A Sociedade Brasileira de Lógica (SBL) repudia veementemente as recentes declarações, por parte de Sua Excelência, o Presidente Jair Bolsonaro, e de S. Exa., o Ministro da Educação Abraham Weintraub, a respeito do ensino e da pesquisa nas humanidades, particularmente a filosofia e a sociologia.

As declarações são desastrosas e ofensivas não só aos profissionais dessas áreas, como também deslegitimam toda a área das humanidades em todos os níveis da educação brasileira, sem excetuar o ensino mais básico da alfabetização mais chã, explicitamente mencionada por Sua Excelência o Presidente – como se fosse possível aprender a ler e a contar sem reflexão e autoconsciência. Chegando mesmo a dizer que apenas ricos deveriam se dedicar aos estudos filosóficos, S. Exa. O Ministro junta-se à Sua Excelência o Presidente na repetição de preconceitos rasos, caracterizados por um utilitarismo de vista curta e um atroz elitismo. Dos muitos problemas passíveis de ser levantados, ressaltamos dois erros nessas declarações.

            O primeiro erro é supor que só tem valor o que é imediatamente útil. Como filosofia e sociologia não trazem “retorno de fato”, devem ser consideradas inúteis e, portanto, sem qualquer valor. Ora, a verdade é que esse discurso trai uma preocupação exagerada com o que é desqualificado – se filosofia e sociologia nada produzem de fato, por que então atacá-las? Se são inúteis e desprovidas de todo valor, por que interessariam justamente aos ricos? O ataque parece revelar justamente o oposto do que está dito: filosofia e sociologia realmente são valiosíssimas, a ponto de merecerem menção direta, e, por isso mesmo, devem ser eliminadas do currículo, ou reduzidas ao mínimo disponível apenas às classes mais favorecidas. Cabe perguntar, portanto, se as palavras de Sua Excelência o Presidente e de S. Exa. O Ministro revelam o que seus enunciadores pensam ou se há algo que pensam e não manifestam abertamente.

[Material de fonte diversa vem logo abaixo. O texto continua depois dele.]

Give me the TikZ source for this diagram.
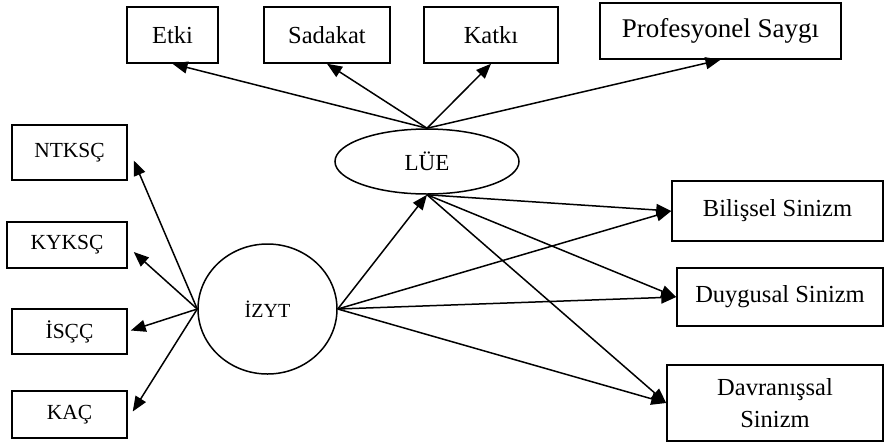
\documentclass[tikz,border=0pt]{standalone}
\usepackage{fontspec}
\setmainfont{Liberation Serif}
\usetikzlibrary{arrows.meta,shapes.geometric}

\begin{document}
\begin{tikzpicture}[x=1pt, y=-1pt, line width=1.5pt, >={Triangle[length=15pt,width=12pt]},
  box/.style={rectangle,draw,inner sep=0pt,font=\fontsize{24.5}{30}\selectfont},
  sbox/.style={box,font=\fontsize{21.5}{26}\selectfont},
  lat/.style={ellipse,draw,inner sep=0pt}]
\useasboundingbox (0,0) rectangle (885,445);
% top indicators
\node[box, minimum width=91pt, minimum height=56pt] (etki) at (172.5,35) {Etki};
\node[box, minimum width=126pt, minimum height=56pt] (sadakat) at (327,35) {Sadakat};
\node[box, minimum width=134pt, minimum height=56pt] (katki) at (491,35) {Katkı};
\node[box, minimum width=241pt, minimum height=56pt, font=\fontsize{27}{32}\selectfont] (prof) at (720.5,31) {Profesyonel Saygı};
% latent variables
\node[lat, minimum width=184pt, minimum height=65pt, font=\fontsize{23}{28}\selectfont] (lue) at (427,161.5) {LÜE};
\node[lat, minimum width=139pt, minimum height=130pt, font=\fontsize{20}{24}\selectfont] (izyt) at (267.5,309) {İZYT};
% left indicators
\node[sbox, minimum width=115pt, minimum height=55pt] (ntksc) at (69.5,152.5) {NTKSÇ};
\node[sbox, minimum width=120pt, minimum height=46pt] (kyksc) at (67,245) {KYKSÇ};
\node[sbox, minimum width=115pt, minimum height=45pt] (iscc) at (69.5,331.5) {İSÇÇ};
\node[sbox, minimum width=115pt, minimum height=47pt] (kac) at (69.5,414.5) {KAÇ};
% outcomes
\node[box, minimum width=211pt, minimum height=60pt] (bilis) at (777.5,211) {Bilişsel Sinizm};
\node[box, minimum width=206pt, minimum height=58pt] (duygu) at (780,297) {Duygusal Sinizm};
\node[box, minimum width=216pt, minimum height=76pt, align=center, font=\fontsize{24.5}{32}\selectfont] (davran) at (775,403) {Davranışsal\\Sinizm};

\draw[->] (lue.north) -- (etki.south);
\draw[->] (lue.north) -- (sadakat.south);
\draw[->] (lue.north) -- (katki.south);
\draw[->] (lue.north) -- (prof.south);
\draw[->] (lue.south) -- (bilis.west);
\draw[->] (lue.south) -- (duygu.west);
\draw[->] (lue.south) -- (davran.west);
\draw[->] (izyt.east) -- (lue.south);
\draw[->] (izyt.east) -- (bilis.west);
\draw[->] (izyt.east) -- (duygu.west);
\draw[->] (izyt.east) -- (davran.west);
\draw[->] (izyt.west) -- ([shift={(6,8)}]ntksc.east);
\draw[->] (izyt.west) -- ([shift={(6,7)}]kyksc.east);
\draw[->] (izyt.west) -- ([shift={(3,-1)}]iscc.east);
\draw[->] (izyt.west) -- ([shift={(5,-3)}]kac.east);
\end{tikzpicture}
\end{document}
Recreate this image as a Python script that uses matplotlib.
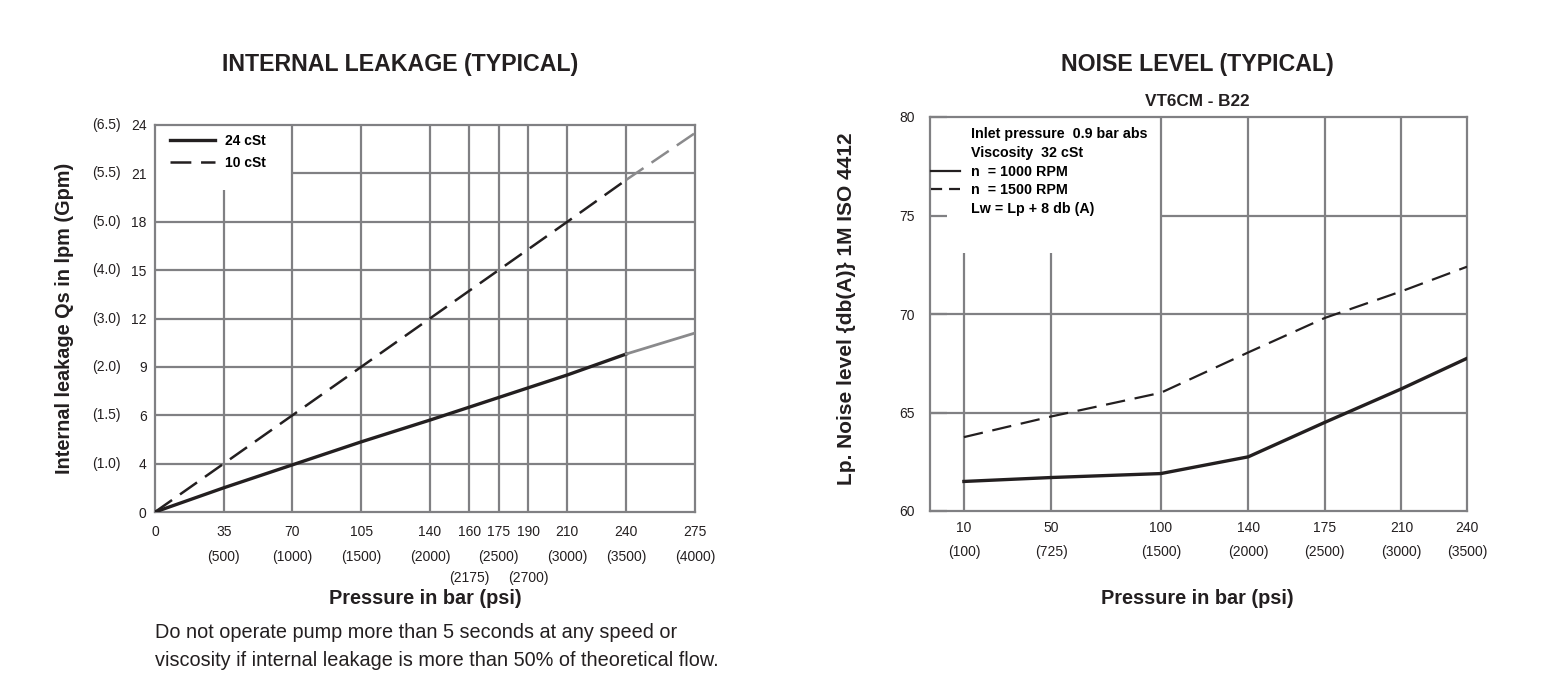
import matplotlib
matplotlib.use('Agg')
import matplotlib.pyplot as plt
import numpy as np
from matplotlib.lines import Line2D

plt.rcParams['font.family'] = ['Liberation Sans', 'DejaVu Sans']
plt.rcParams['lines.scale_dashes'] = False

# ---- internal leakage data (bar -> lpm) ----
leak_lpm_ticks = [0, 4, 6, 9, 12, 15, 18, 21, 24]
leak_gpm_labels = ['', '(1.0)', '(1.5)', '(2.0)', '(3.0)', '(4.0)', '(5.0)', '(5.5)', '(6.5)']
leak_bar_ticks = [0, 35, 70, 105, 140, 160, 175, 190, 210, 240, 275]
leak_psi_labels = ['', '(500)', '(1000)', '(1500)', '(2000)', '(2175)', '(2500)',
                   '(2700)', '(3000)', '(3500)', '(4000)']
leak_psi_lower = ['(2175)', '(2700)']

cst24_bar = [0, 35, 70, 105, 140, 175, 210, 240]
cst24_lpm = [0, 2.0, 3.9, 4.9, 5.8, 7.1, 8.5, 9.8]
cst24_ext_bar = [240, 275]
cst24_ext_lpm = [9.8, 11.1]

cst10_bar = [0, 35, 70, 105, 140, 175, 210, 240]
cst10_lpm = [0, 4, 6, 9, 12, 15, 18, 20.6]
cst10_ext_bar = [240, 275]
cst10_ext_lpm = [20.6, 23.5]

# ---- noise level data (bar -> db(A)) ----
noise_bar = [10, 50, 100, 140, 175, 210, 240]
noise_psi_labels = ['(100)', '(725)', '(1500)', '(2000)', '(2500)', '(3000)', '(3500)']
noise_db_ticks = [60, 65, 70, 75, 80]
rpm1000_db = [61.5, 61.7, 61.9, 62.75, 64.5, 66.2, 67.75]
rpm1500_db = [63.75, 64.8, 66.0, 68.05, 69.8, 71.15, 72.4]

W, H = 1551, 681
ink = '#231f20'
gridc = '#808083'
gray_line = '#8a8a8c'


def fx(px):
    return px / W


def fy(py):
    return 1 - py / H


fig = plt.figure(figsize=(W / 100, H / 100), dpi=100)

# ================= left chart =================
ax1 = fig.add_axes([fx(155), fy(512), (695 - 155) / W, (512 - 125) / H])

pos = np.arange(len(leak_lpm_ticks))


def fwd(v):
    return np.interp(v, leak_lpm_ticks, pos)


def inv(p):
    return np.interp(p, pos, leak_lpm_ticks)


# y axis is evenly spaced between uneven lpm ticks
ax1.set_yscale('function', functions=(fwd, inv))
ax1.set_xlim(0, 275)
ax1.set_ylim(0, 24)

# grid (some lines cut short around the legend)
vg_x = [35, 70, 105, 140, 160, 175, 190, 210, 240]
vg_top = [20, 24, 24, 24, 24, 24, 24, 24, 24]
ax1.vlines(vg_x, 0, vg_top, color=gridc, lw=1.6, zorder=1)
hg_y = [4, 6, 9, 12, 15, 18, 21]
hg_start = [0, 0, 0, 0, 0, 0, 70]
ax1.hlines(hg_y, hg_start, 275, color=gridc, lw=1.6, zorder=1)

ax1.plot(cst24_bar, cst24_lpm, color=ink, lw=2.4, label='24 cSt', zorder=3)
ax1.plot(cst24_ext_bar, cst24_ext_lpm, color=gray_line, lw=2.0, zorder=3)
ax1.plot(cst10_bar, cst10_lpm, color=ink, lw=1.8, dashes=(15, 7), label='10 cSt', zorder=3)
ax1.plot(cst10_ext_bar, cst10_ext_lpm, color=gray_line, lw=1.8, dashes=(15, 7), zorder=3)

for s in ax1.spines.values():
    s.set_color(gridc)
    s.set_linewidth(1.6)

ax1.set_yticks(leak_lpm_ticks)
ax1.set_yticklabels([str(v) for v in leak_lpm_ticks])
ax1.yaxis.set_minor_locator(plt.NullLocator())
ax1.set_xticks(leak_bar_ticks)
ax1.set_xticklabels([str(v) for v in leak_bar_ticks])
ax1.tick_params(axis='y', length=0, pad=6, labelsize=10, labelcolor=ink)
ax1.tick_params(axis='x', length=0, pad=9.5, labelsize=10, labelcolor=ink)

for v, g in zip(leak_lpm_ticks, leak_gpm_labels):
    ax1.text(-0.117, v, g, transform=ax1.get_yaxis_transform(), ha='left', va='center',
             fontsize=10, color=ink)

for b, p in zip(leak_bar_ticks, leak_psi_labels):
    yy = -0.170 if p in leak_psi_lower else -0.116
    ax1.text(b, yy, p, transform=ax1.get_xaxis_transform(), ha='center', va='center',
             fontsize=10, color=ink)

ax1.legend(loc='upper left', bbox_to_anchor=(0.027, 0.977), frameon=False,
           prop={'weight': 'bold', 'size': 10}, handlelength=3.24,
           handletextpad=0.72, labelspacing=0.58, borderpad=0, borderaxespad=0)

# ================= right chart =================
ax2 = fig.add_axes([fx(930), fy(511), (1467 - 930) / W, (511 - 117) / H])
ax2.set_xlim(-5.5, 240)
ax2.set_ylim(60, 80)

vg2_x = [10, 50, 100, 140, 175, 210]
vg2_top = [73.1, 73.1, 80, 80, 80, 80]
ax2.vlines(vg2_x, 60, vg2_top, color=gridc, lw=1.6, zorder=1)
hg2_y = [65, 70, 75]
hg2_start = [-5.5, -5.5, 100]
ax2.hlines(hg2_y, hg2_start, 240, color=gridc, lw=1.6, zorder=1)

ax2.plot(noise_bar, rpm1000_db, color=ink, lw=2.4, zorder=3)
ax2.plot(noise_bar, rpm1500_db, color=ink, lw=1.6, dashes=(14, 7), zorder=3)

for s in ax2.spines.values():
    s.set_color(gridc)
    s.set_linewidth(1.6)

ax2.set_yticks(noise_db_ticks)
ax2.set_xticks(noise_bar)
ax2.tick_params(axis='y', direction='in', length=12.5, width=1.6, color=gridc, pad=11,
                labelsize=10, labelcolor=ink)
ax2.tick_params(axis='x', length=0, pad=7, labelsize=10, labelcolor=ink)

for b, p in zip(noise_bar, noise_psi_labels):
    ax2.text(b, -0.104, p, transform=ax2.get_xaxis_transform(), ha='center', va='center',
             fontsize=10, color=ink)

handles = [Line2D([], [], alpha=0), Line2D([], [], alpha=0),
           Line2D([], [], color=ink, lw=1.6),
           Line2D([], [], color=ink, lw=1.6, dashes=(8, 5)),
           Line2D([], [], alpha=0)]
labels = ['Inlet pressure  0.9 bar abs', 'Viscosity  32 cSt', 'n  = 1000 RPM',
          'n  = 1500 RPM', 'Lw = Lp + 8 db (A)']
ax2.legend(handles, labels, loc='upper left', bbox_to_anchor=(0.002, 0.974), frameon=False,
           prop={'weight': 'bold', 'size': 10.3}, handlelength=2.0, handletextpad=0.82,
           labelspacing=0.33, borderpad=0, borderaxespad=0)

# ================= titles & labels =================
fig.text(fx(400), fy(65), 'INTERNAL LEAKAGE (TYPICAL)', ha='center', va='center',
         fontsize=16.7, fontweight='bold', color=ink)
fig.text(fx(1197), fy(65), 'NOISE LEVEL (TYPICAL)', ha='center', va='center',
         fontsize=16.7, fontweight='bold', color=ink)
fig.text(fx(1197), fy(101), 'VT6CM - B22', ha='center', va='center',
         fontsize=12.3, fontweight='bold', color=ink)
fig.text(fx(425), fy(598), 'Pressure in bar (psi)', ha='center', va='center',
         fontsize=14.3, fontweight='bold', color=ink)
fig.text(fx(1197), fy(598), 'Pressure in bar (psi)', ha='center', va='center',
         fontsize=14.3, fontweight='bold', color=ink)
fig.text(fx(65), fy(318), 'Internal leakage Qs in lpm (Gpm)', ha='center', va='center',
         rotation=90, fontsize=14.3, fontweight='bold', color=ink)
fig.text(fx(847), fy(309), 'Lp. Noise level {db(A)} 1M ISO 4412', ha='center', va='center',
         rotation=90, fontsize=15, fontweight='bold', color=ink)

fig.text(fx(155), fy(633), 'Do not operate pump more than 5 seconds at any speed or',
         ha='left', va='center', fontsize=14.3, color=ink)
fig.text(fx(155), fy(660), 'viscosity if internal leakage is more than 50% of theoretical flow.',
         ha='left', va='center', fontsize=14.3, color=ink)

plt.savefig('out.png', dpi=100)
plt.close('all')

            O segundo erro, apoiado numa rígida e insustentável separação entre teoria e prática, é tão grave quanto o primeiro. Se o valor de uma área de estudos é reduzido exclusivamente às suas aplicações e resultados imediatos, então a própria lógica do processo de conhecer é invertida: raciocinamos para chegar às conclusões, para depois buscar descobrir o que fazer com elas, e não o contrário. Se as aplicações práticas e os resultados imediatos tornam-se critérios normativos para avaliar o conhecimento, então podemos deixar de raciocinar, basta aplicar fórmulas já conhecidas. Por que pensar, se basta só repetir? “Trabalhe, não pense”, diz um lema de assujeitamento já conhecido.

            É claro, seria ingenuidade supor que apenas a filosofia e a sociologia são capazes de produzir pensamento “consciente” ou “crítico”, da mesma forma como seria ingênuo tentar defender sua “utilidade”. O conhecimento, em qualquer área, é sobretudo inútil, contudo tão somente no sentido de que seu produto maior não é nada de imediato e material, mas sim a autonomia de pensamento e a criticidade de consciência, atingidos apenas no contato com o mundo real e na apropriação do saber produzido por outras pessoas, em todas as áreas.

            A esse respeito, é impossível esquecer que o lema da nossa bandeira é uma adaptação de outro, de Auguste Comte: “O amor como princípio, a ordem como base e o progresso como meta”. Isso porque a Escola Militar do Rio de Janeiro, já durante o século XIX, foi o principal centro de ensino sistemático da doutrina de Comte, o positivismo. Com isso, toda uma geração de militares brasileiros tornou-se positivista, a mesma geração que, em 1889, protagonizaria a Proclamação da República. De fato, Comte tornou-se filósofo após formar-se em engenharia e ser professor de matemática. Seu positivismo continha uma classificação das ciências que exerceu forte influência sobre a sociologia. Então, apesar de descartarmos do lema da bandeira justamente o amor, parece que a filosofia e a sociologia, no final das contas, são bem mais importantes para o país do que as últimas declarações de Sua Excelência o Presidente e de S. Exa. o Ministro admitem.

            Muito embora possa não saber, quem pensa sempre filosofa, e quem reflete sobre as condições práticas de sua profissão no contexto da comunidade em que vive sempre pensa sociologicamente. A filosofia e a sociologia agregam, sim, método e autoconsciência ao impulso da curiosidade própria do querer saber que é a vida do conhecimento. Seus questionamentos são tão frutíferos quanto inevitáveis, e esse parece ser seu maior perigo. Com efeito, desde Sócrates até hoje, perguntar por que devemos preferir as respostas às perguntas acaba por desestabilizar crenças assentadas e acríticas.

            Esse é o questionamento que os poderosos – em todas as épocas, em todos os lugares – costumam não tolerar e que é nossa responsabilidade, como cidadãos e como membros da comunidade acadêmica-científica brasileira, manter vivo.

Diretoria 2017-2019, 26 de Abril de 2019.